Friday, April 25, 2008

 

Website Tabbed Heading Graphics in CSS

A novice small business website owner questioned how heading backgrounds with rounded corners are created and referenced a real estate website using the technique. This was a custom website design using css with graphic design of background images, and explains the technique used.

The sample real estate site was done in HTML plus CSS for layout without tables which provided an excellent example of what can be done creating a tableless web page. Before looking at the code my guess was the page was done with tables, so I was surprised (and impressed) with their layout. Here's a graphic of three sets of links with a top heading and text in pure css that only appears to be created using tables.

sample css header background

The headings were done in CSS and each is a background image which consists of just two graphics which allows text headings. For the ones in question, right clicking on the rounded corner at the left and selecting "view background image" in FireFox (on the real estate site... not this graphic here) allows a visitor to view the corner only. In IE you may not have the view option and might have to save-as to see the square with the upper left corner in white.

Next, right clicking on the far right to view the rest of the background image you would see it is a single thin vertical line with shading to match the horizontal highlight at the top of the rounded corner. The "square" is used once, and then the vertical slice butts up against the "corner" and repeats horizontally as many times as necessary to fill the space.

Attributes in the CSS call out "no-repeat" to place the corner once and "repeat-x" for the vertical line which repeats (x = horizontally) until it reaches the end to fill in the background. The outside border was done using the "border" attribute and specifying the color.

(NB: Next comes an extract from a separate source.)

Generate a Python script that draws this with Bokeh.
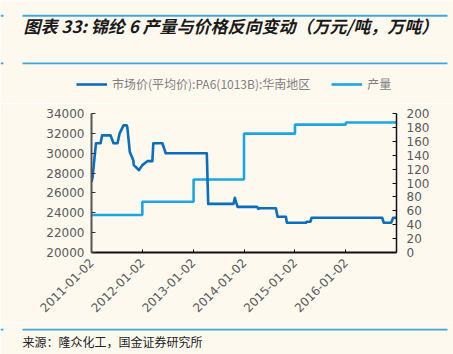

After visiting the site, and for such a well designed page, I was surprised the home page had over 100 code errors. The designer mixed HTML with XHTML creating most of the errors, and if they had validated the code at W3C the errors could have been easily identified and fixed.

In summary, the technique for a heading background and box outline requires advanced design methods in HTML with CSS, plus the graphic skills to create the matching corner and vertical repeating graphic. The person making the inquiry mentioned examples used elsewhere with gradient fills. These use the same code technique except a different custom matching set of graphics.